→ **WHAT THE EXERCISE ASKS**: Copy all of the material exactly. Pictures are not to appear in the copy.

— START OF SOURCE MATERIAL —

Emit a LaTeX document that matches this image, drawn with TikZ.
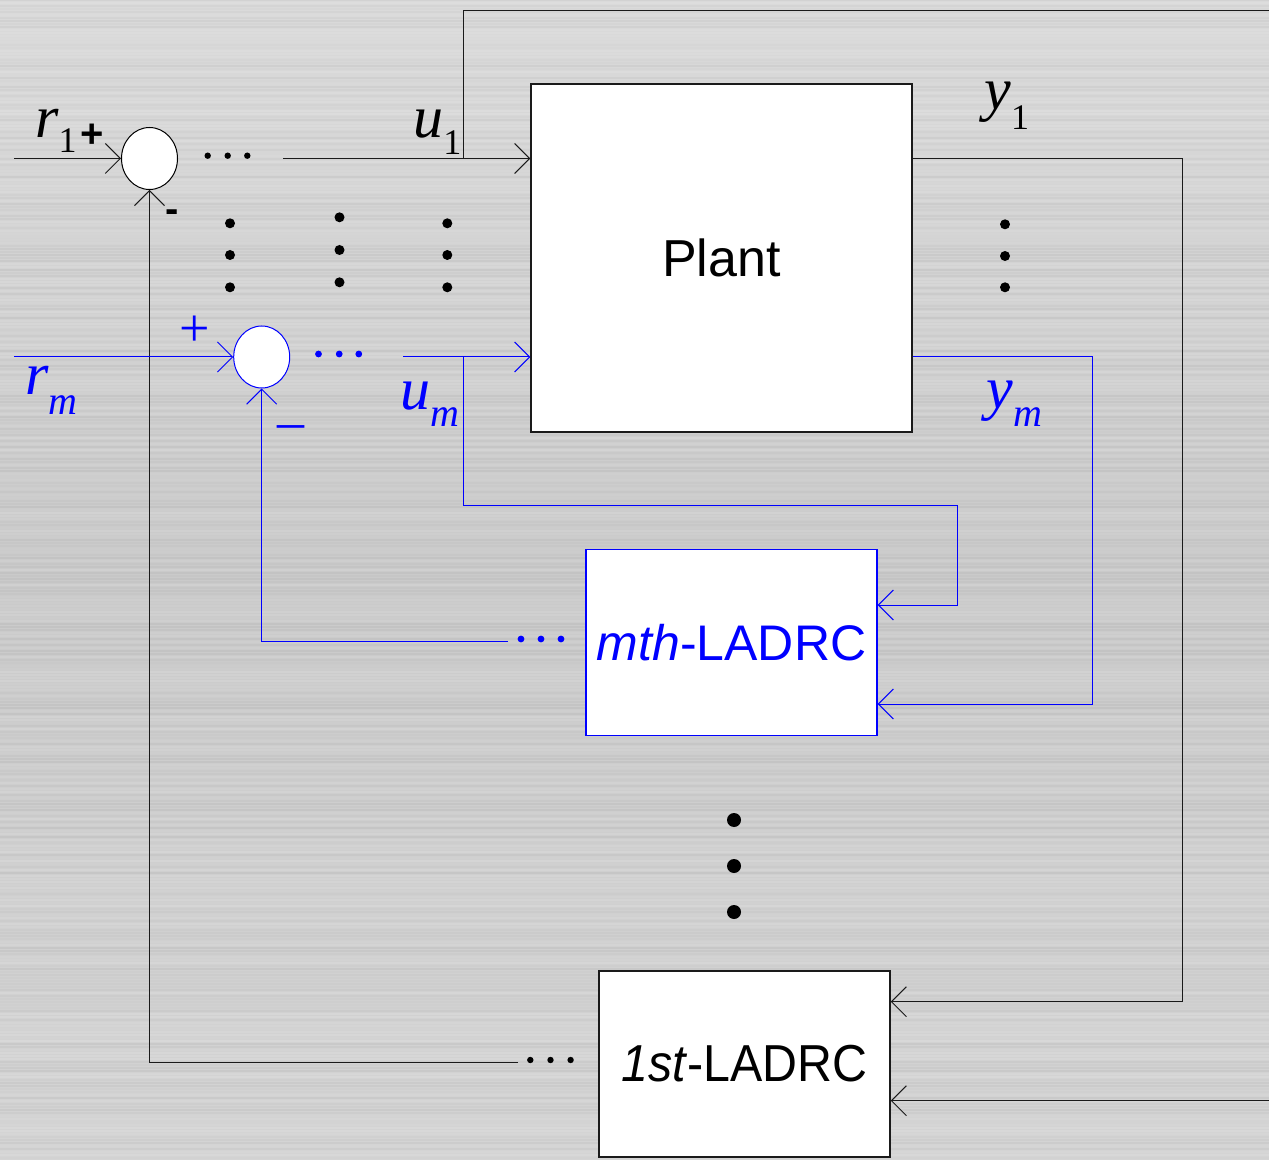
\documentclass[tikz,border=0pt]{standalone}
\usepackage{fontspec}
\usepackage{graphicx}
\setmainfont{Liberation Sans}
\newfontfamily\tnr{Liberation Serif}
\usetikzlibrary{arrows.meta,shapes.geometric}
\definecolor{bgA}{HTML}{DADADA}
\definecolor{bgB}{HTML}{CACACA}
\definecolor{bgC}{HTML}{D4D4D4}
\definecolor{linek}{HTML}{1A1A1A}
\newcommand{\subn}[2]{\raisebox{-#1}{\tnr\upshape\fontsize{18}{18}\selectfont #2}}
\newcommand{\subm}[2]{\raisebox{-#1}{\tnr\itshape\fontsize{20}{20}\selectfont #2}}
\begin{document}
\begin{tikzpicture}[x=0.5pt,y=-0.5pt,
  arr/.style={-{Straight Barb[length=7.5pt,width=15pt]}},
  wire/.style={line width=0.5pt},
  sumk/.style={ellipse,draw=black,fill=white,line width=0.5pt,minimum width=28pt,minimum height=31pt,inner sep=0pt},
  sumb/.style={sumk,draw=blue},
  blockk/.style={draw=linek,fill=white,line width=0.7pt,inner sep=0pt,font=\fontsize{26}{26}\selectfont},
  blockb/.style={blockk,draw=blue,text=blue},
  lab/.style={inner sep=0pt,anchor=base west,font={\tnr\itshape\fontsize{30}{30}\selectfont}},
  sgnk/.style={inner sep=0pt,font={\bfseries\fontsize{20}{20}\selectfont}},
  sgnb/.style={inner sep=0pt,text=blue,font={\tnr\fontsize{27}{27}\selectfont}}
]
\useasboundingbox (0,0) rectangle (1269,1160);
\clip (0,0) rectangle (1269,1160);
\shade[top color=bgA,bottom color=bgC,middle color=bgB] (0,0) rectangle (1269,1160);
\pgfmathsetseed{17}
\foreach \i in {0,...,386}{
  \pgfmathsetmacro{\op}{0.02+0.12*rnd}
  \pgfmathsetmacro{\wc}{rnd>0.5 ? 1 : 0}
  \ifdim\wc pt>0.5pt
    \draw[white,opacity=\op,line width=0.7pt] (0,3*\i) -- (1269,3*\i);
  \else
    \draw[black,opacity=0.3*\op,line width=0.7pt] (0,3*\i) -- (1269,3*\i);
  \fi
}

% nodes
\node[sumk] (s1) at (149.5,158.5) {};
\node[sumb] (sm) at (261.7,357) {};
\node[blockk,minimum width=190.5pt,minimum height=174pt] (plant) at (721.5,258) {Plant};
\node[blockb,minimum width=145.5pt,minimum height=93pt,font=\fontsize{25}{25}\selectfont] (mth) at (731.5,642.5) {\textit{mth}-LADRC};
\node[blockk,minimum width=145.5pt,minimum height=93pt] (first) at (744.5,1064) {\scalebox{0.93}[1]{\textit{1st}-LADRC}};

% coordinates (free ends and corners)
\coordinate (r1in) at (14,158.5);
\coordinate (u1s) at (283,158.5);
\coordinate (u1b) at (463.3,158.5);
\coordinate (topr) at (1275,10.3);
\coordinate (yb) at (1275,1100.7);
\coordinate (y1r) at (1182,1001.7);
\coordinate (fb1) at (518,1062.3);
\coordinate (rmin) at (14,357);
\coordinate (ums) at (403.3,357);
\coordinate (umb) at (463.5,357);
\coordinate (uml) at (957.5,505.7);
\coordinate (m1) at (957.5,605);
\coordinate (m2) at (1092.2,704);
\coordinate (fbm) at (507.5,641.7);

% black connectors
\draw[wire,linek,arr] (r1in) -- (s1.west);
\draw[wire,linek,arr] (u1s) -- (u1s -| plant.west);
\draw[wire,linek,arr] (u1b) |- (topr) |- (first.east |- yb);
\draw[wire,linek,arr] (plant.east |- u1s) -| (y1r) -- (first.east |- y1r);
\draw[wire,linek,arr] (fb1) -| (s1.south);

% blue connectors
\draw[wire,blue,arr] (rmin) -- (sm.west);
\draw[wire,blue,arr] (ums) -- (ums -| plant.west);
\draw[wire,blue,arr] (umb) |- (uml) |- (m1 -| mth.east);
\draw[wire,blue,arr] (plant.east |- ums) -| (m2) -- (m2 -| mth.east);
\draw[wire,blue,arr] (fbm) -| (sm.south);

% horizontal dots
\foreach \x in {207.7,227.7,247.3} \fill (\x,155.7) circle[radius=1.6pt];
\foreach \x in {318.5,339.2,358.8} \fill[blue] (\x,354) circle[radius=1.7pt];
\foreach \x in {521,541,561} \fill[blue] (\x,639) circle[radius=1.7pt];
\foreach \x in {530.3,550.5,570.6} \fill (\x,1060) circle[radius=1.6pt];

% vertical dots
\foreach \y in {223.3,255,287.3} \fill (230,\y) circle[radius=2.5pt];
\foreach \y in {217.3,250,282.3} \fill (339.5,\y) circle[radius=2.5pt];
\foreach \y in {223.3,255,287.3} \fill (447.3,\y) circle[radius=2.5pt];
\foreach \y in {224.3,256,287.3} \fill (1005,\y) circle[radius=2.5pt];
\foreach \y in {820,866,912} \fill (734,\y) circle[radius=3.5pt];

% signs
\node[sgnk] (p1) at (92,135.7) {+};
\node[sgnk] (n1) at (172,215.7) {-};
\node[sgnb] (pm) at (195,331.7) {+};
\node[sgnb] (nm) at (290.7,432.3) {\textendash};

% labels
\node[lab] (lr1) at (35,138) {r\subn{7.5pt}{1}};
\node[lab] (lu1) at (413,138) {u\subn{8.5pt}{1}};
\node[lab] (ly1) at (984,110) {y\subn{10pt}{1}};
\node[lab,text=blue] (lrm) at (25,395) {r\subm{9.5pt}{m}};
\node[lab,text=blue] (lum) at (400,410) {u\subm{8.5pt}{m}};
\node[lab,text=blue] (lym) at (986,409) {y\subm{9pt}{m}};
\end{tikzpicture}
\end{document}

— END OF SOURCE MATERIAL —

→ **RESPONSE BELOW**:
Emit a LaTeX document that matches this image, drawn with TikZ.
\documentclass[tikz,border=0pt]{standalone}
\usepackage{fontspec}
\usepackage{graphicx}
\setmainfont{Liberation Sans}
\newfontfamily\tnr{Liberation Serif}
\usetikzlibrary{arrows.meta,shapes.geometric}
\definecolor{bgA}{HTML}{DADADA}
\definecolor{bgB}{HTML}{CACACA}
\definecolor{bgC}{HTML}{D4D4D4}
\definecolor{linek}{HTML}{1A1A1A}
\newcommand{\subn}[2]{\raisebox{-#1}{\tnr\upshape\fontsize{18}{18}\selectfont #2}}
\newcommand{\subm}[2]{\raisebox{-#1}{\tnr\itshape\fontsize{20}{20}\selectfont #2}}
\begin{document}
\begin{tikzpicture}[x=0.5pt,y=-0.5pt,
  arr/.style={-{Straight Barb[length=7.5pt,width=15pt]}},
  wire/.style={line width=0.5pt},
  sumk/.style={ellipse,draw=black,fill=white,line width=0.5pt,minimum width=28pt,minimum height=31pt,inner sep=0pt},
  sumb/.style={sumk,draw=blue},
  blockk/.style={draw=linek,fill=white,line width=0.7pt,inner sep=0pt,font=\fontsize{26}{26}\selectfont},
  blockb/.style={blockk,draw=blue,text=blue},
  lab/.style={inner sep=0pt,anchor=base west,font={\tnr\itshape\fontsize{30}{30}\selectfont}},
  sgnk/.style={inner sep=0pt,font={\bfseries\fontsize{20}{20}\selectfont}},
  sgnb/.style={inner sep=0pt,text=blue,font={\tnr\fontsize{27}{27}\selectfont}}
]
\useasboundingbox (0,0) rectangle (1269,1160);
\clip (0,0) rectangle (1269,1160);
\shade[top color=bgA,bottom color=bgC,middle color=bgB] (0,0) rectangle (1269,1160);
\pgfmathsetseed{17}
\foreach \i in {0,...,386}{
  \pgfmathsetmacro{\op}{0.02+0.12*rnd}
  \pgfmathsetmacro{\wc}{rnd>0.5 ? 1 : 0}
  \ifdim\wc pt>0.5pt
    \draw[white,opacity=\op,line width=0.7pt] (0,3*\i) -- (1269,3*\i);
  \else
    \draw[black,opacity=0.3*\op,line width=0.7pt] (0,3*\i) -- (1269,3*\i);
  \fi
}

% nodes
\node[sumk] (s1) at (149.5,158.5) {};
\node[sumb] (sm) at (261.7,357) {};
\node[blockk,minimum width=190.5pt,minimum height=174pt] (plant) at (721.5,258) {Plant};
\node[blockb,minimum width=145.5pt,minimum height=93pt,font=\fontsize{25}{25}\selectfont] (mth) at (731.5,642.5) {\textit{mth}-LADRC};
\node[blockk,minimum width=145.5pt,minimum height=93pt] (first) at (744.5,1064) {\scalebox{0.93}[1]{\textit{1st}-LADRC}};

% coordinates (free ends and corners)
\coordinate (r1in) at (14,158.5);
\coordinate (u1s) at (283,158.5);
\coordinate (u1b) at (463.3,158.5);
\coordinate (topr) at (1275,10.3);
\coordinate (yb) at (1275,1100.7);
\coordinate (y1r) at (1182,1001.7);
\coordinate (fb1) at (518,1062.3);
\coordinate (rmin) at (14,357);
\coordinate (ums) at (403.3,357);
\coordinate (umb) at (463.5,357);
\coordinate (uml) at (957.5,505.7);
\coordinate (m1) at (957.5,605);
\coordinate (m2) at (1092.2,704);
\coordinate (fbm) at (507.5,641.7);

% black connectors
\draw[wire,linek,arr] (r1in) -- (s1.west);
\draw[wire,linek,arr] (u1s) -- (u1s -| plant.west);
\draw[wire,linek,arr] (u1b) |- (topr) |- (first.east |- yb);
\draw[wire,linek,arr] (plant.east |- u1s) -| (y1r) -- (first.east |- y1r);
\draw[wire,linek,arr] (fb1) -| (s1.south);

% blue connectors
\draw[wire,blue,arr] (rmin) -- (sm.west);
\draw[wire,blue,arr] (ums) -- (ums -| plant.west);
\draw[wire,blue,arr] (umb) |- (uml) |- (m1 -| mth.east);
\draw[wire,blue,arr] (plant.east |- ums) -| (m2) -- (m2 -| mth.east);
\draw[wire,blue,arr] (fbm) -| (sm.south);

% horizontal dots
\foreach \x in {207.7,227.7,247.3} \fill (\x,155.7) circle[radius=1.6pt];
\foreach \x in {318.5,339.2,358.8} \fill[blue] (\x,354) circle[radius=1.7pt];
\foreach \x in {521,541,561} \fill[blue] (\x,639) circle[radius=1.7pt];
\foreach \x in {530.3,550.5,570.6} \fill (\x,1060) circle[radius=1.6pt];

% vertical dots
\foreach \y in {223.3,255,287.3} \fill (230,\y) circle[radius=2.5pt];
\foreach \y in {217.3,250,282.3} \fill (339.5,\y) circle[radius=2.5pt];
\foreach \y in {223.3,255,287.3} \fill (447.3,\y) circle[radius=2.5pt];
\foreach \y in {224.3,256,287.3} \fill (1005,\y) circle[radius=2.5pt];
\foreach \y in {820,866,912} \fill (734,\y) circle[radius=3.5pt];

% signs
\node[sgnk] (p1) at (92,135.7) {+};
\node[sgnk] (n1) at (172,215.7) {-};
\node[sgnb] (pm) at (195,331.7) {+};
\node[sgnb] (nm) at (290.7,432.3) {\textendash};

% labels
\node[lab] (lr1) at (35,138) {r\subn{7.5pt}{1}};
\node[lab] (lu1) at (413,138) {u\subn{8.5pt}{1}};
\node[lab] (ly1) at (984,110) {y\subn{10pt}{1}};
\node[lab,text=blue] (lrm) at (25,395) {r\subm{9.5pt}{m}};
\node[lab,text=blue] (lum) at (400,410) {u\subm{8.5pt}{m}};
\node[lab,text=blue] (lym) at (986,409) {y\subm{9pt}{m}};
\end{tikzpicture}
\end{document}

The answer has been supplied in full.